The exercise →
Only the lines from the one containing "Recreate this image as a web page that uses Apache" through the one containing "renderer : 'canvas'" should be output, both ends included and exactly as they appear, minus any pictures.

Data extract →

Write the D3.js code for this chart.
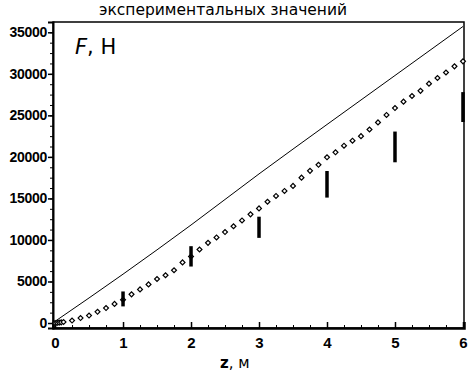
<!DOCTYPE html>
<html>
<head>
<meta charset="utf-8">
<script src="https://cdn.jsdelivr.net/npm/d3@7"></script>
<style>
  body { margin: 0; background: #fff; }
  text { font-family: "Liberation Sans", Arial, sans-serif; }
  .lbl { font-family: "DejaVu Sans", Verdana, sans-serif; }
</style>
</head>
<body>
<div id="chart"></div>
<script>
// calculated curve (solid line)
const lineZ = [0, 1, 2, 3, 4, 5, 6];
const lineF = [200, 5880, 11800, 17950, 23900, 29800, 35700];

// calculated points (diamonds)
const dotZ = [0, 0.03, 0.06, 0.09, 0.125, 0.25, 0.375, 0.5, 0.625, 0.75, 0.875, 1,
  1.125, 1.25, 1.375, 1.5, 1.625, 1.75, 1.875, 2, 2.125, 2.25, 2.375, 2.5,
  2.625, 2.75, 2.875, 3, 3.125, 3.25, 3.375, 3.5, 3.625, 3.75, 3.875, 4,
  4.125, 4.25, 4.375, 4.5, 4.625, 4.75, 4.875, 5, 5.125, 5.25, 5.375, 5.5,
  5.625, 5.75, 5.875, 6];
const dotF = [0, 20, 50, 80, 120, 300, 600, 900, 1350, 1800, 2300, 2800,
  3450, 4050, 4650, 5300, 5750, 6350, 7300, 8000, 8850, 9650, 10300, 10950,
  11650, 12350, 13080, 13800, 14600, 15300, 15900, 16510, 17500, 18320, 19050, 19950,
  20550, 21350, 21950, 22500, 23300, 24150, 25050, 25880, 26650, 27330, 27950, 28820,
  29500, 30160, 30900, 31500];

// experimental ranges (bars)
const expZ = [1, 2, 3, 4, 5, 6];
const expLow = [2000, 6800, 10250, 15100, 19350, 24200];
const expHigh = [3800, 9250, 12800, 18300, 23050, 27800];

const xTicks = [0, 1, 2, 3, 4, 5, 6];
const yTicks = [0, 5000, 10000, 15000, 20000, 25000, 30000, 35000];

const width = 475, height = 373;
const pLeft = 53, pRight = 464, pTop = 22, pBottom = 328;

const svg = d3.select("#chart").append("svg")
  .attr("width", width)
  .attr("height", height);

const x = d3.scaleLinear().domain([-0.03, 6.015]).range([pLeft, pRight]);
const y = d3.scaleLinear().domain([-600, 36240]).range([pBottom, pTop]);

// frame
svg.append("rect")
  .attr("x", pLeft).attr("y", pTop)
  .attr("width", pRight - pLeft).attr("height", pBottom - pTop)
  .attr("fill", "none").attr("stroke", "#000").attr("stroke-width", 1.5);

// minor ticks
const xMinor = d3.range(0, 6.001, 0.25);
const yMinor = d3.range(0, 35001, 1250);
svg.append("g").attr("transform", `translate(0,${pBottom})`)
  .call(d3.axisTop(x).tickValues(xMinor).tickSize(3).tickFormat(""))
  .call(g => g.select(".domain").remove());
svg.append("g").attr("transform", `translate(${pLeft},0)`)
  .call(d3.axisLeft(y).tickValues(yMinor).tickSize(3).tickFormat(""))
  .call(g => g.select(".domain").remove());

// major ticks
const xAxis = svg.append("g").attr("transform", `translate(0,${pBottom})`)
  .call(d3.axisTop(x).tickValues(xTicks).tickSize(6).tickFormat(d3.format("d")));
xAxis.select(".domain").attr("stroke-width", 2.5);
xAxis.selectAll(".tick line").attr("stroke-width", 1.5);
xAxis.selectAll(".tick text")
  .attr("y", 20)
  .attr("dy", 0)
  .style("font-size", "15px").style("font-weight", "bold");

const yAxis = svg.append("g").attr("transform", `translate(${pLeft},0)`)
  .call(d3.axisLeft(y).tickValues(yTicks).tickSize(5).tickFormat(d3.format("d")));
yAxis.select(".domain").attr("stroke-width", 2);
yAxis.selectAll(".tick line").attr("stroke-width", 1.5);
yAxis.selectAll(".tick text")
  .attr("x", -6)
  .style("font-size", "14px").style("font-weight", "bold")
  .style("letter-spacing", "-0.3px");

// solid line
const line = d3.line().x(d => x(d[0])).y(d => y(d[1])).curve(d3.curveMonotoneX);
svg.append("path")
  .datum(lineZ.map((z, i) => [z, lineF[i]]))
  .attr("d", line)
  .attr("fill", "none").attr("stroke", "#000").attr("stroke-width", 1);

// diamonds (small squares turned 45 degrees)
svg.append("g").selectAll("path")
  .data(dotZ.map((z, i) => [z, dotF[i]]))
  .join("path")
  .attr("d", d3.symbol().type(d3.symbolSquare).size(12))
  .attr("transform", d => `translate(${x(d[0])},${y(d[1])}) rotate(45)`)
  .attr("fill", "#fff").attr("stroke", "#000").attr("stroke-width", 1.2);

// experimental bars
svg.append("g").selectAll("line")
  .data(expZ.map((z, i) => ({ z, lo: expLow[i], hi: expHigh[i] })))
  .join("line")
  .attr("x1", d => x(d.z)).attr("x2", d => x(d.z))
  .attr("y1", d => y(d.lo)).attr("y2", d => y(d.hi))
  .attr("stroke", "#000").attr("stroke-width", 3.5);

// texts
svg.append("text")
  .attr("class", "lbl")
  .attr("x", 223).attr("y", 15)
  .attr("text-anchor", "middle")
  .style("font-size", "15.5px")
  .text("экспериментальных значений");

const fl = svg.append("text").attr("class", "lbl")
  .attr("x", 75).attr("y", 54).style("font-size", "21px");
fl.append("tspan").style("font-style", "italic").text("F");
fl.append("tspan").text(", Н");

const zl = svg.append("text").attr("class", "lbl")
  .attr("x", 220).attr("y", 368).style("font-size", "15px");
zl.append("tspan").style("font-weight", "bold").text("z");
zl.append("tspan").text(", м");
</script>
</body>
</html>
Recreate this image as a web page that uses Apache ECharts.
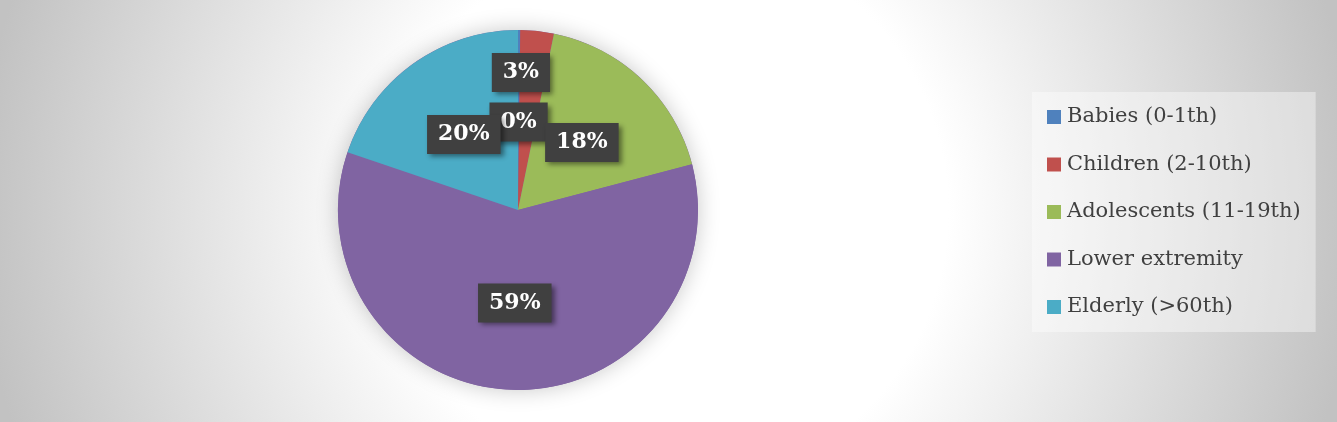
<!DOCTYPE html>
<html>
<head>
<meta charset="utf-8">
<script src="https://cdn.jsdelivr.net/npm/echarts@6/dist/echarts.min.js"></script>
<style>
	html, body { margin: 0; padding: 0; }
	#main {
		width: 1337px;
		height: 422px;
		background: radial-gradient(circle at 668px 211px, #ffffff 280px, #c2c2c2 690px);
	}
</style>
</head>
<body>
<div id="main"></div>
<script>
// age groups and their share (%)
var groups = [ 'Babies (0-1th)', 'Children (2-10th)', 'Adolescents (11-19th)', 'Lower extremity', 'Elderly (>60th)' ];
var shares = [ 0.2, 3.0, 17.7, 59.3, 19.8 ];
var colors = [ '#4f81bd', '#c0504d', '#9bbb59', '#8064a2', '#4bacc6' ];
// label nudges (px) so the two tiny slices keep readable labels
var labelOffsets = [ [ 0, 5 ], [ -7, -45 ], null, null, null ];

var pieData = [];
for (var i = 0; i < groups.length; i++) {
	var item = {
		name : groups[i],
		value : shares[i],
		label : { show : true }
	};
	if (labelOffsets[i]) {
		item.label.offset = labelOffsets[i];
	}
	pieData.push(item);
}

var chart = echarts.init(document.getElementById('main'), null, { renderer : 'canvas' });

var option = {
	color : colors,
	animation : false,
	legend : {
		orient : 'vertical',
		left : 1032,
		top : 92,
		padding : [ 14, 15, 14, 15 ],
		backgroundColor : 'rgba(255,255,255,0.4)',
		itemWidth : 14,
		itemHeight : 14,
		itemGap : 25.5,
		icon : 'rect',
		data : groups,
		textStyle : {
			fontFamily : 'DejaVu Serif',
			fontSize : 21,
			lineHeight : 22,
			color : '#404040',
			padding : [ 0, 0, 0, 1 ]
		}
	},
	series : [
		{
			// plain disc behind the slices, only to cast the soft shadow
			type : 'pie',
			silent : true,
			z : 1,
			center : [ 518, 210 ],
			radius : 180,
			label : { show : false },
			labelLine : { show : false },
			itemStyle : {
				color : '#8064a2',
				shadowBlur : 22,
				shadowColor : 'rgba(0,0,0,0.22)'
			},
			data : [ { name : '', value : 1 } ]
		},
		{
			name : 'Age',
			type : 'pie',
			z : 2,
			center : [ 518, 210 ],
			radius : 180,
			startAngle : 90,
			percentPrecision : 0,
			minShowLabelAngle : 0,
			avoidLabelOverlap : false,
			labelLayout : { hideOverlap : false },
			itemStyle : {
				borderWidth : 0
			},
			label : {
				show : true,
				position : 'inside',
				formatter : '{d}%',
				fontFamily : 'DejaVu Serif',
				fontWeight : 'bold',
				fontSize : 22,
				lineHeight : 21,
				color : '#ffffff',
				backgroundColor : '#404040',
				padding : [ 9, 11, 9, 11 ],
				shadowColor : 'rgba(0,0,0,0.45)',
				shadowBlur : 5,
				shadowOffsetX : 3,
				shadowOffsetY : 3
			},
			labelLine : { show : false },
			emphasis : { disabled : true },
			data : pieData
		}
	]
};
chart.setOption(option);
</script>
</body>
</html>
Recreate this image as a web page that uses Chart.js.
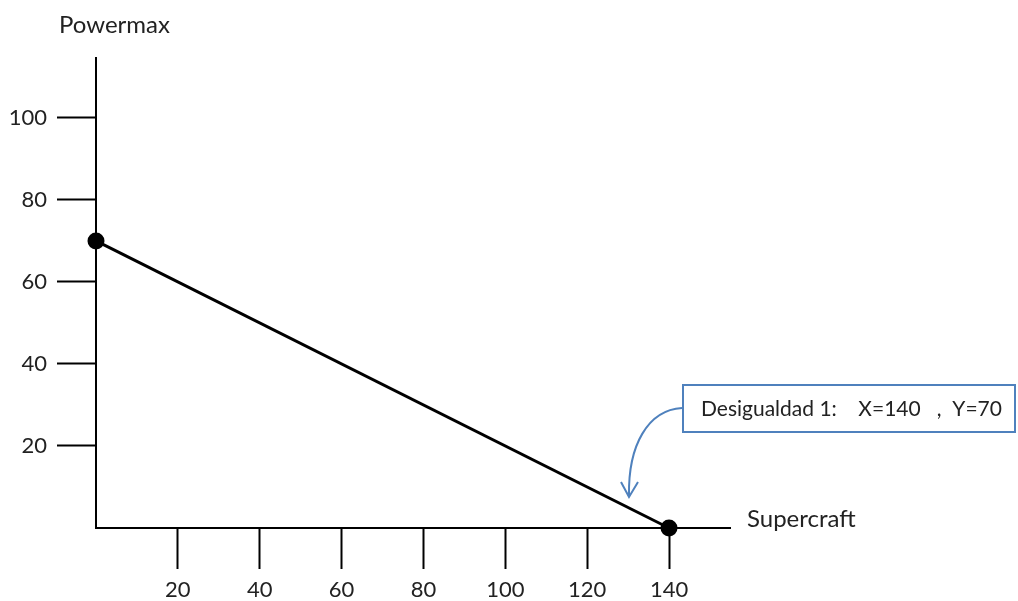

Full output →
Recreate this image as a web page that uses Apache ECharts.
<!DOCTYPE html>
<html>
<head>
<meta charset="utf-8">
<script src="https://cdn.jsdelivr.net/npm/echarts@6/dist/echarts.min.js"></script>
<style>
	html, body { margin: 0; padding: 0; }
	#main {
		width: 1337px;
		height: 422px;
		background: radial-gradient(circle at 668px 211px, #ffffff 280px, #c2c2c2 690px);
	}
</style>
</head>
<body>
<div id="main"></div>
<script>
// age groups and their share (%)
var groups = [ 'Babies (0-1th)', 'Children (2-10th)', 'Adolescents (11-19th)', 'Lower extremity', 'Elderly (>60th)' ];
var shares = [ 0.2, 3.0, 17.7, 59.3, 19.8 ];
var colors = [ '#4f81bd', '#c0504d', '#9bbb59', '#8064a2', '#4bacc6' ];
// label nudges (px) so the two tiny slices keep readable labels
var labelOffsets = [ [ 0, 5 ], [ -7, -45 ], null, null, null ];

var pieData = [];
for (var i = 0; i < groups.length; i++) {
	var item = {
		name : groups[i],
		value : shares[i],
		label : { show : true }
	};
	if (labelOffsets[i]) {
		item.label.offset = labelOffsets[i];
	}
	pieData.push(item);
}

var chart = echarts.init(document.getElementById('main'), null, { renderer : 'canvas' });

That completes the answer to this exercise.